- [Written instruction]:
Your task is to copy the listing exactly. Drop any pictures from the copy.

- [Information provided]:

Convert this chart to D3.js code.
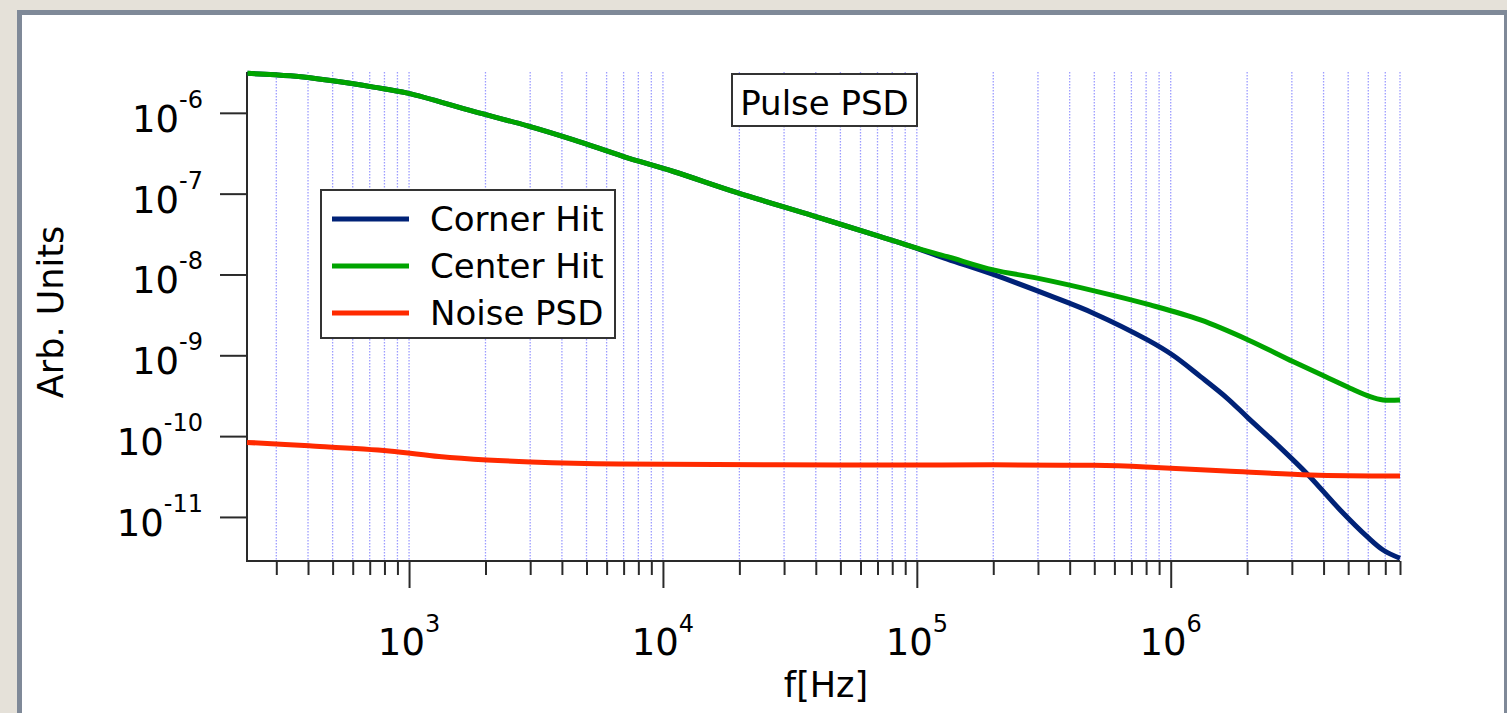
<!DOCTYPE html>
<html><head><meta charset="utf-8">
<script src="https://cdn.jsdelivr.net/npm/d3@7"></script>
<style>html,body{margin:0;padding:0;background:#e5e1d9;overflow:hidden}</style>
</head><body><svg id="c" width="1507" height="713"></svg>
<script>
// ---- data ----
const seriesNames = ["Corner Hit", "Center Hit", "Noise PSD"];
const seriesColors = ["#002277", "#00a400", "#ff2a00"];

const freqCorner = [231, 341, 491, 725, 987, 1794, 2930, 4450, 7000, 11000, 19600, 39100, 71800, 96900,
  132000, 200000, 336000, 496000, 810000, 1020000, 1310000, 1670000, 2020000, 2630000, 3480000,
  4650000, 5940000, 6860000, 8000000];
const corner = [3.08e-6, 2.87e-6, 2.51e-6, 2.08e-6, 1.75e-6, 1.04e-6, 6.9e-7, 4.63e-7, 2.88e-7, 1.88e-7,
  1.03e-7, 5.31e-8, 2.94e-8, 2.18e-8, 1.55e-8, 1.0e-8, 5.43e-9, 3.32e-9, 1.55e-9, 1.0e-9, 5.45e-10,
  2.94e-10, 1.67e-10, 7.8e-11, 3.31e-11, 1.22e-11, 5.7e-12, 3.9e-12, 3.08e-12];

const freqCenter = [231, 341, 491, 725, 987, 1794, 2930, 4450, 7000, 11000, 19600, 39100, 71800, 96900,
  132000, 200000, 298000, 514000, 830000, 1310000, 2020000, 3030000, 4060000, 5090000, 6100000,
  6860000, 8000000];
const center = [3.08e-6, 2.87e-6, 2.51e-6, 2.08e-6, 1.75e-6, 1.04e-6, 6.9e-7, 4.63e-7, 2.88e-7, 1.88e-7,
  1.03e-7, 5.31e-8, 2.94e-8, 2.18e-8, 1.66e-8, 1.14e-8, 9.0e-9, 6.14e-9, 4.2e-9, 2.74e-9, 1.55e-9,
  8.36e-10, 5.45e-10, 3.92e-10, 3.08e-10, 2.8e-10, 2.8e-10];

const freqNoise = [230, 404, 834, 1313, 2027, 3020, 6710, 49700, 498000, 873000, 1650000, 3560000, 8000000];
const noise = [8.36e-11, 7.6e-11, 6.56e-11, 5.6e-11, 5.07e-11, 4.8e-11, 4.53e-11, 4.4e-11, 4.35e-11,
  4.1e-11, 3.71e-11, 3.31e-11, 3.21e-11];

const xMajorTicks = [1e3, 1e4, 1e5, 1e6];
const xTickExponents = ["3", "4", "5", "6"];
const yMajorTicks = [1e-6, 1e-7, 1e-8, 1e-9, 1e-10, 1e-11];
const yTickExponents = ["-6", "-7", "-8", "-9", "-10", "-11"];
const xDomain = [230, 8e6];
const yDomain = [2.85e-12, 3.2e-6];
const xTitle = "f[Hz]";
const yTitle = "Arb. Units";
const chartTitle = "Pulse PSD";

// ---- drawing ----
const FONT = "'DejaVu Sans', Verdana, sans-serif";
const svg = d3.select("#c");
const m = {left: 247, right: 1400, top: 72, bottom: 561};
const x = d3.scaleLog().domain(xDomain).range([m.left, m.right]);
const y = d3.scaleLog().domain(yDomain).range([m.bottom, m.top]);

svg.append("rect").attr("width", 1507).attr("height", 713).attr("fill", "#e5e1d9");
svg.append("rect").attr("x", 19.5).attr("y", 12.5).attr("width", 1487).attr("height", 720)
  .attr("fill", "#ffffff").attr("stroke", "#7f8998").attr("stroke-width", 5);

// grid
const gridTicks = x.ticks();
svg.append("g").selectAll("line").data(gridTicks).join("line")
  .attr("x1", d => x(d)).attr("x2", d => x(d))
  .attr("y1", m.top).attr("y2", m.bottom)
  .attr("stroke", "#9c9cff").attr("stroke-width", 1.3).attr("stroke-dasharray", "1.5,1.5");

// axes
const minorTicks = gridTicks.filter(t => !xMajorTicks.some(M => Math.abs(M - t) / M < 1e-6));
const axisColor = "#2a2a2a";
function styleAxis(g) {
  g.select(".domain").remove();
  g.selectAll(".tick line").attr("stroke", axisColor).attr("stroke-width", 2);
  g.selectAll(".tick text").remove();
}
svg.append("g").attr("transform", `translate(0,${m.bottom})`)
  .call(d3.axisBottom(x).tickValues(minorTicks).tickSize(14).tickFormat("")).call(styleAxis);
svg.append("g").attr("transform", `translate(0,${m.bottom})`)
  .call(d3.axisBottom(x).tickValues(xMajorTicks).tickSize(27).tickFormat("")).call(styleAxis);
svg.append("g").attr("transform", `translate(${m.left},0)`)
  .call(d3.axisLeft(y).tickValues(yMajorTicks).tickSize(27).tickFormat("")).call(styleAxis);

svg.append("path")
  .attr("d", `M${m.left},${m.top}V${m.bottom}H${m.right}`)
  .attr("fill", "none").attr("stroke", axisColor).attr("stroke-width", 2);

// x tick labels
xMajorTicks.forEach((t, i) => {
  const tx = svg.append("text").attr("x", x(t)).attr("y", 655)
    .attr("text-anchor", "middle").attr("font-family", FONT).attr("font-size", 37).attr("fill", "#000");
  tx.append("tspan").text("10");
  tx.append("tspan").attr("font-size", 24).attr("dy", -23).text(xTickExponents[i]);
});
// y tick labels
yMajorTicks.forEach((t, i) => {
  const tx = svg.append("text").attr("x", 203).attr("y", y(t) + 19)
    .attr("text-anchor", "end").attr("font-family", FONT).attr("font-size", 37).attr("fill", "#000");
  tx.append("tspan").text("10");
  tx.append("tspan").attr("font-size", 24).attr("dy", -24).text(yTickExponents[i]);
});

// axis titles
svg.append("text").attr("x", 826).attr("y", 697).attr("text-anchor", "middle")
  .attr("font-family", FONT).attr("font-size", 35).text(xTitle);
svg.append("text").attr("transform", "translate(63,312) rotate(-90)").attr("text-anchor", "middle")
  .attr("font-family", FONT).attr("font-size", 35).text(yTitle);

// series
const series = [
  {f: freqCorner, v: corner},
  {f: freqCenter, v: center},
  {f: freqNoise, v: noise}
];
const line = d3.line().x(d => x(d[0])).y(d => y(d[1])).curve(d3.curveCatmullRom.alpha(0.5));
series.forEach((s, i) => {
  svg.append("path").datum(s.f.map((f, j) => [f, s.v[j]]))
    .attr("d", line).attr("fill", "none").attr("stroke", seriesColors[i])
    .attr("stroke-width", 5).attr("stroke-linejoin", "round");
});

// title box
svg.append("rect").attr("x", 732).attr("y", 74).attr("width", 185).attr("height", 52)
  .attr("fill", "#fff").attr("stroke", "#333").attr("stroke-width", 2);
svg.append("text").attr("x", 824.5).attr("y", 115).attr("text-anchor", "middle")
  .attr("font-family", FONT).attr("font-size", 34).text(chartTitle);

// legend
svg.append("rect").attr("x", 321).attr("y", 190).attr("width", 294).attr("height", 148)
  .attr("fill", "#fff").attr("stroke", "#333").attr("stroke-width", 2);
seriesNames.forEach((n, i) => {
  const ly = 219 + i * 47;
  svg.append("line").attr("x1", 332).attr("x2", 409).attr("y1", ly).attr("y2", ly)
    .attr("stroke", seriesColors[i]).attr("stroke-width", 5);
  svg.append("text").attr("x", 430).attr("y", ly + 12).attr("font-family", FONT)
    .attr("font-size", 34).text(n);
});
</script></body></html>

- [Solution to the exercise]:
Convert this chart to D3.js code.
<!DOCTYPE html>
<html><head><meta charset="utf-8">
<script src="https://cdn.jsdelivr.net/npm/d3@7"></script>
<style>html,body{margin:0;padding:0;background:#e5e1d9;overflow:hidden}</style>
</head><body><svg id="c" width="1507" height="713"></svg>
<script>
// ---- data ----
const seriesNames = ["Corner Hit", "Center Hit", "Noise PSD"];
const seriesColors = ["#002277", "#00a400", "#ff2a00"];

const freqCorner = [231, 341, 491, 725, 987, 1794, 2930, 4450, 7000, 11000, 19600, 39100, 71800, 96900,
  132000, 200000, 336000, 496000, 810000, 1020000, 1310000, 1670000, 2020000, 2630000, 3480000,
  4650000, 5940000, 6860000, 8000000];
const corner = [3.08e-6, 2.87e-6, 2.51e-6, 2.08e-6, 1.75e-6, 1.04e-6, 6.9e-7, 4.63e-7, 2.88e-7, 1.88e-7,
  1.03e-7, 5.31e-8, 2.94e-8, 2.18e-8, 1.55e-8, 1.0e-8, 5.43e-9, 3.32e-9, 1.55e-9, 1.0e-9, 5.45e-10,
  2.94e-10, 1.67e-10, 7.8e-11, 3.31e-11, 1.22e-11, 5.7e-12, 3.9e-12, 3.08e-12];

const freqCenter = [231, 341, 491, 725, 987, 1794, 2930, 4450, 7000, 11000, 19600, 39100, 71800, 96900,
  132000, 200000, 298000, 514000, 830000, 1310000, 2020000, 3030000, 4060000, 5090000, 6100000,
  6860000, 8000000];
const center = [3.08e-6, 2.87e-6, 2.51e-6, 2.08e-6, 1.75e-6, 1.04e-6, 6.9e-7, 4.63e-7, 2.88e-7, 1.88e-7,
  1.03e-7, 5.31e-8, 2.94e-8, 2.18e-8, 1.66e-8, 1.14e-8, 9.0e-9, 6.14e-9, 4.2e-9, 2.74e-9, 1.55e-9,
  8.36e-10, 5.45e-10, 3.92e-10, 3.08e-10, 2.8e-10, 2.8e-10];

const freqNoise = [230, 404, 834, 1313, 2027, 3020, 6710, 49700, 498000, 873000, 1650000, 3560000, 8000000];
const noise = [8.36e-11, 7.6e-11, 6.56e-11, 5.6e-11, 5.07e-11, 4.8e-11, 4.53e-11, 4.4e-11, 4.35e-11,
  4.1e-11, 3.71e-11, 3.31e-11, 3.21e-11];

const xMajorTicks = [1e3, 1e4, 1e5, 1e6];
const xTickExponents = ["3", "4", "5", "6"];
const yMajorTicks = [1e-6, 1e-7, 1e-8, 1e-9, 1e-10, 1e-11];
const yTickExponents = ["-6", "-7", "-8", "-9", "-10", "-11"];
const xDomain = [230, 8e6];
const yDomain = [2.85e-12, 3.2e-6];
const xTitle = "f[Hz]";
const yTitle = "Arb. Units";
const chartTitle = "Pulse PSD";

// ---- drawing ----
const FONT = "'DejaVu Sans', Verdana, sans-serif";
const svg = d3.select("#c");
const m = {left: 247, right: 1400, top: 72, bottom: 561};
const x = d3.scaleLog().domain(xDomain).range([m.left, m.right]);
const y = d3.scaleLog().domain(yDomain).range([m.bottom, m.top]);

svg.append("rect").attr("width", 1507).attr("height", 713).attr("fill", "#e5e1d9");
svg.append("rect").attr("x", 19.5).attr("y", 12.5).attr("width", 1487).attr("height", 720)
  .attr("fill", "#ffffff").attr("stroke", "#7f8998").attr("stroke-width", 5);

// grid
const gridTicks = x.ticks();
svg.append("g").selectAll("line").data(gridTicks).join("line")
  .attr("x1", d => x(d)).attr("x2", d => x(d))
  .attr("y1", m.top).attr("y2", m.bottom)
  .attr("stroke", "#9c9cff").attr("stroke-width", 1.3).attr("stroke-dasharray", "1.5,1.5");

// axes
const minorTicks = gridTicks.filter(t => !xMajorTicks.some(M => Math.abs(M - t) / M < 1e-6));
const axisColor = "#2a2a2a";
function styleAxis(g) {
  g.select(".domain").remove();
  g.selectAll(".tick line").attr("stroke", axisColor).attr("stroke-width", 2);
  g.selectAll(".tick text").remove();
}
svg.append("g").attr("transform", `translate(0,${m.bottom})`)
  .call(d3.axisBottom(x).tickValues(minorTicks).tickSize(14).tickFormat("")).call(styleAxis);
svg.append("g").attr("transform", `translate(0,${m.bottom})`)
  .call(d3.axisBottom(x).tickValues(xMajorTicks).tickSize(27).tickFormat("")).call(styleAxis);
svg.append("g").attr("transform", `translate(${m.left},0)`)
  .call(d3.axisLeft(y).tickValues(yMajorTicks).tickSize(27).tickFormat("")).call(styleAxis);

svg.append("path")
  .attr("d", `M${m.left},${m.top}V${m.bottom}H${m.right}`)
  .attr("fill", "none").attr("stroke", axisColor).attr("stroke-width", 2);

// x tick labels
xMajorTicks.forEach((t, i) => {
  const tx = svg.append("text").attr("x", x(t)).attr("y", 655)
    .attr("text-anchor", "middle").attr("font-family", FONT).attr("font-size", 37).attr("fill", "#000");
  tx.append("tspan").text("10");
  tx.append("tspan").attr("font-size", 24).attr("dy", -23).text(xTickExponents[i]);
});
// y tick labels
yMajorTicks.forEach((t, i) => {
  const tx = svg.append("text").attr("x", 203).attr("y", y(t) + 19)
    .attr("text-anchor", "end").attr("font-family", FONT).attr("font-size", 37).attr("fill", "#000");
  tx.append("tspan").text("10");
  tx.append("tspan").attr("font-size", 24).attr("dy", -24).text(yTickExponents[i]);
});

// axis titles
svg.append("text").attr("x", 826).attr("y", 697).attr("text-anchor", "middle")
  .attr("font-family", FONT).attr("font-size", 35).text(xTitle);
svg.append("text").attr("transform", "translate(63,312) rotate(-90)").attr("text-anchor", "middle")
  .attr("font-family", FONT).attr("font-size", 35).text(yTitle);

// series
const series = [
  {f: freqCorner, v: corner},
  {f: freqCenter, v: center},
  {f: freqNoise, v: noise}
];
const line = d3.line().x(d => x(d[0])).y(d => y(d[1])).curve(d3.curveCatmullRom.alpha(0.5));
series.forEach((s, i) => {
  svg.append("path").datum(s.f.map((f, j) => [f, s.v[j]]))
    .attr("d", line).attr("fill", "none").attr("stroke", seriesColors[i])
    .attr("stroke-width", 5).attr("stroke-linejoin", "round");
});

// title box
svg.append("rect").attr("x", 732).attr("y", 74).attr("width", 185).attr("height", 52)
  .attr("fill", "#fff").attr("stroke", "#333").attr("stroke-width", 2);
svg.append("text").attr("x", 824.5).attr("y", 115).attr("text-anchor", "middle")
  .attr("font-family", FONT).attr("font-size", 34).text(chartTitle);

// legend
svg.append("rect").attr("x", 321).attr("y", 190).attr("width", 294).attr("height", 148)
  .attr("fill", "#fff").attr("stroke", "#333").attr("stroke-width", 2);
seriesNames.forEach((n, i) => {
  const ly = 219 + i * 47;
  svg.append("line").attr("x1", 332).attr("x2", 409).attr("y1", ly).attr("y2", ly)
    .attr("stroke", seriesColors[i]).attr("stroke-width", 5);
  svg.append("text").attr("x", 430).attr("y", ly + 12).attr("font-family", FONT)
    .attr("font-size", 34).text(n);
});
</script></body></html>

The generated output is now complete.